Early, and often forced, marriages are alarmingly common in South Sudan. What, then, could be a better way to mark the Day of the African Child than by raising awareness on the potentially lifelong scars caused by this harmful practice?

This line of reasoning prompted the United Nations Mission in South Sudan to invite ten Juba-based school children to take over Miraya, the peacekeeping mission’s radio station, for the day.

They seized the opportunity with flair and gusto, and following the airing of a recording of a drama on the topic of early, forced marriages, the young radio stars responded to comments and questions from listeners calling in.

“I want to continue with my schooling so that I can become a doctor. As a doctor, I will not be poor and I will be able to help people not to get sick, or to get their health back if they are sick,” 13-year-old Mary Poni from Queen’s Primary School tells her nationwide audience when asked about her own plans.

The radio play on premature marriages, written by UN police officer Ivana Josipovic, was followed by the children manning and womanning other popular Radio Miraya shows, including Beats, dedicated to music.

“Forcing us to get married is a crime, really.
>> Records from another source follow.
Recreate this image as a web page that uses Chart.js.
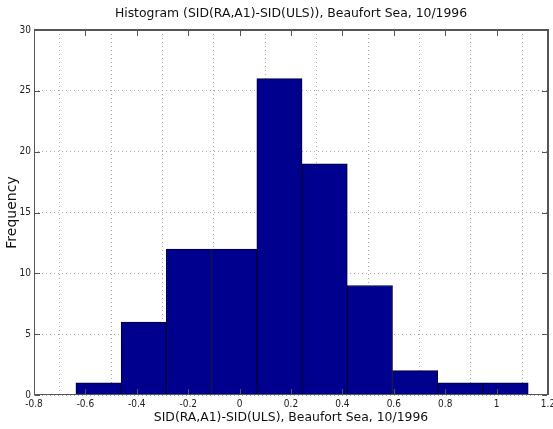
<!DOCTYPE html>
<html>
<head>
<meta charset="utf-8">
<script src="https://cdn.jsdelivr.net/npm/chart.js@4"></script>
<style>
  html, body { margin: 0; padding: 0; background: #fff; overflow: hidden; }
  #wrap { width: 553px; height: 429px; }
</style>
</head>
<body>
<div id="wrap"><canvas id="hist"></canvas></div>
<script>
// histogram bins (centers) and counts
const binCenters = [-0.549, -0.373, -0.197, -0.021, 0.155, 0.331, 0.507, 0.683, 0.859, 1.035];
const counts = [1, 6, 12, 12, 26, 19, 9, 2, 1, 1];
const xTickLabels = ['-0.8', '-0.6', '-0.4', '-0.2', '0', '0.2', '0.4', '0.6', '0.8', '1', '1.2'];
const yTickLabels = ['0', '5', '10', '15', '20', '25', '30'];

const titulo = 'Histogram (SID(RA,A1)-SID(ULS)), Beaufort Sea, 10/1996';
const tickFont = { family: "'Liberation Sans Narrow', 'DejaVu Sans Condensed', 'Liberation Sans'", size: 10 };

// caja completa con marcas hacia dentro y titulo centrado sobre los ejes
const marcoPlugin = {
  id: 'marco',
  afterDraw(chart) {
    const { ctx, chartArea: a, scales } = chart;
    const l = Math.round(a.left), r = Math.round(a.right) - 1;
    const t = Math.round(a.top), b = Math.round(a.bottom) - 1;
    ctx.save();
    ctx.fillStyle = '#555';
    ctx.fillRect(l, t - 1, r - l + 2, 2);
    ctx.fillRect(l, b, r - l + 2, 1);
    ctx.fillRect(l, t, 1, b - t + 1);
    ctx.fillRect(r, t - 1, 2, b - t + 2);
    scales.x.ticks.forEach(tk => {
      const px = Math.round(scales.x.getPixelForValue(tk.value));
      ctx.fillRect(px, b - 5, 1, 5);
      ctx.fillRect(px, t + 1, 1, 5);
    });
    scales.y.ticks.forEach(tk => {
      const py = Math.round(scales.y.getPixelForValue(tk.value));
      ctx.fillRect(l + 1, py, 5, 1);
      ctx.fillRect(r - 5, py, 5, 1);
    });
    ctx.fillStyle = '#111';
    ctx.font = "12.4px 'DejaVu Sans'";
    ctx.textAlign = 'center';
    ctx.textBaseline = 'middle';
    ctx.fillText(titulo, (a.left + a.right) / 2, 14);
    ctx.restore();
  }
};

new Chart(document.getElementById('hist'), {
  type: 'bar',
  data: {
    datasets: [{
      data: binCenters.map((x, i) => ({ x, y: counts[i] })),
      backgroundColor: '#00008f',
      borderColor: '#000033',
      borderWidth: 1,
      barPercentage: 1,
      categoryPercentage: 1
    }]
  },
  options: {
    responsive: true,
    maintainAspectRatio: false,
    animation: false,
    layout: { padding: { top: 30, right: 5, left: 0, bottom: 0 } },
    plugins: { legend: { display: false }, tooltip: { enabled: false } },
    scales: {
      x: {
        type: 'linear',
        offset: false,
        min: -0.8,
        max: 1.2,
        afterFit: s => { s.height = 34; s.paddingLeft = 0; s.paddingRight = 0; },
        grid: { color: '#aaa', drawTicks: false, tickLength: 0 },
        border: { display: false, dash: [1, 3] },
        ticks: {
          stepSize: 0.2,
          padding: 3,
          color: '#222',
          font: tickFont,
          callback: (v, i) => xTickLabels[i]
        },
        title: {
          display: true,
          text: 'SID(RA,A1)-SID(ULS), Beaufort Sea, 10/1996',
          color: '#111',
          font: { family: "'DejaVu Sans'", size: 12.4 },
          padding: { top: 0, bottom: 4 }
        }
      },
      y: {
        min: 0,
        max: 30,
        afterFit: s => { s.width = 34; s.paddingTop = 0; s.paddingBottom = 0; },
        grid: { color: '#aaa', drawTicks: false, tickLength: 0 },
        border: { display: false, dash: [1, 3] },
        ticks: {
          stepSize: 5,
          padding: 3,
          color: '#222',
          font: tickFont,
          callback: (v, i) => yTickLabels[i]
        },
        title: {
          display: true,
          text: 'Frequency',
          color: '#111',
          font: { family: "'DejaVu Sans'", size: 14 },
          padding: { top: 4, bottom: 0 }
        }
      }
    }
  },
  plugins: [marcoPlugin]
});
</script>
</body>
</html>
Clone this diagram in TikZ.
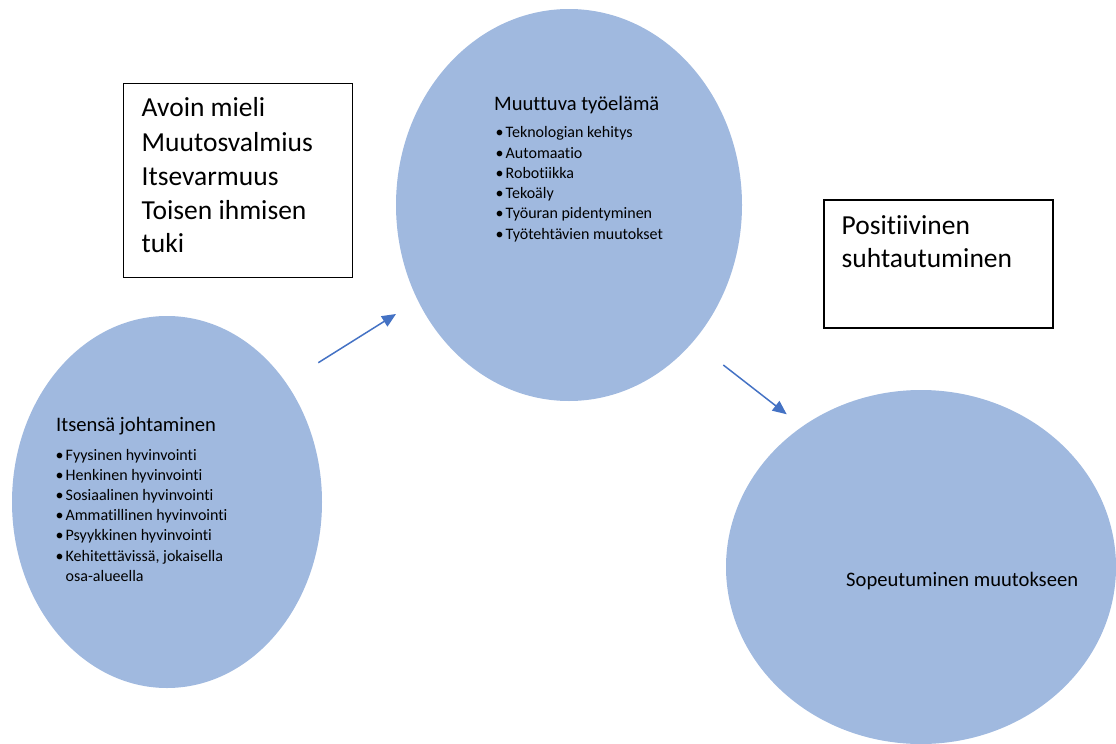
\documentclass[tikz,border=0pt]{standalone}
\usepackage{fontspec}
\setmainfont{Carlito}[Ligatures={NoCommon}]
\usetikzlibrary{shapes.geometric,arrows.meta}
\definecolor{bubble}{RGB}{160,185,223}
\definecolor{arrowblue}{RGB}{68,114,196}
\tikzset{
  bubble/.style={ellipse, fill=bubble, draw=none, inner sep=0pt},
  textbox/.style={draw=black, line width=1.2pt, fill=white, inner sep=0pt, anchor=north west},
  bigtext/.style={anchor=base west, inner sep=0pt, font=\fontsize{27.5}{34}\selectfont},
  headtext/.style={anchor=base west, inner sep=0pt, font=\fontsize{20.6}{25}\selectfont},
  bullettext/.style={anchor=base west, inner sep=0pt, font=\fontsize{16}{20}\selectfont},
  flowarrow/.style={draw=arrowblue, line width=1.5pt, -{Triangle[length=14pt,width=12pt]}}
}
\newcommand{\bul}[1]{\makebox[10pt][l]{•}#1}
\begin{document}
\begin{tikzpicture}[x=1pt,y=-1pt]
\useasboundingbox (0,0) rectangle (1116,744);
% bubbles
\node[bubble, minimum width=310pt, minimum height=372pt] (left) at (167,502) {};
\node[bubble, minimum width=346pt, minimum height=392pt] (top) at (569,205) {};
\node[bubble, minimum width=390pt, minimum height=354pt] (right) at (921,567) {};
% boxes
\node[textbox, minimum width=229pt, minimum height=194pt] (box1) at (122.7,82.5) {};
\node[textbox, minimum width=229pt, minimum height=128pt] (box2) at (823.3,199.3) {};
% box texts
\node[bigtext] (b1l1) at (141.5,116.7) {Avoin mieli};
\node[bigtext] (b1l2) at (141.5,151) {Muutosvalmius};
\node[bigtext] (b1l3) at (141.5,185) {Itsevarmuus};
\node[bigtext] (b1l4) at (141.5,219) {Toisen ihmisen};
\node[bigtext] (b1l5) at (141.5,252) {tuki};
\node[bigtext] (b2l1) at (841.5,234) {Positiivinen};
\node[bigtext] (b2l2) at (841.5,267.5) {suhtautuminen};
% top bubble text
\node[headtext] (tophead) at (494,110) {Muuttuva työelämä};
\foreach \t [count=\i from 0] in {Teknologian kehitys, Automaatio, Robotiikka, Tekoäly, Työuran pidentyminen, Työtehtävien muutokset}
  \node[bullettext] (tb\i) at (495.5,137.7+20.3*\i) {\bul{\t}};
% left bubble text
\node[headtext] (lefthead) at (56,431.7) {Itsensä johtaminen};
\foreach \t [count=\i from 0] in {Fyysinen hyvinvointi, Henkinen hyvinvointi, Sosiaalinen hyvinvointi, Ammatillinen hyvinvointi, Psyykkinen hyvinvointi, {Kehitettävissä, jokaisella}}
  \node[bullettext] (lb\i) at (55.5,460+20.2*\i) {\bul{\t}};
\node[bullettext] (lb6) at (65.5,581) {osa-alueella};
% right bubble text
\node[headtext] (righttext) at (846,586.7) {Sopeutuminen muutokseen};
% arrows
\coordinate (a1s) at (318.3,362.7);
\coordinate (a1e) at (396,314);
\coordinate (a2s) at (723.3,365);
\coordinate (a2e) at (786.7,414.3);
\draw[flowarrow] (a1s) -- (a1e);
\draw[flowarrow] (a2s) -- (a2e);
\end{tikzpicture}
\end{document}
It stops us from getting educated and deprives us of our lives as children and teenagers,” Elizabeth Tito, a 17-year-old student at the Exodus Primary School, told an inquisitive caller. “Instead, give us the right to freely choose whom to marry, if and when we are ready for it,” she added.

On a day dedicated to children in Africa, a focus on protecting and promoting their rights comes naturally. An hour-long programme dedicated to discussing related issues, not least the chronic problem of girls and boys being affiliated with armed groups, was therefore also on air, and organized by the peacekeeping mission’s Community Outreach Unit.

Among the studio guests providing thoughtful insights were representatives from the Ministry of Gender, Child and Social Welfare, the National Disarmament, Demobilization and Reintegration Commission and the UNMISS Child Protection Unit.

“The Day of the African Child gives us and our partners a great opportunity to raise awareness on not only the challenges but also on what has been achieved when it comes to advancing the rights of every child in South Sudan, regardless of his or her ethnicity, gender or other characteristics,” says Shantal Persaud, a Public Information Officer serving with the peacekeeping mission.

The Day of the African Child has been celebrated on 16 June every year since 1991.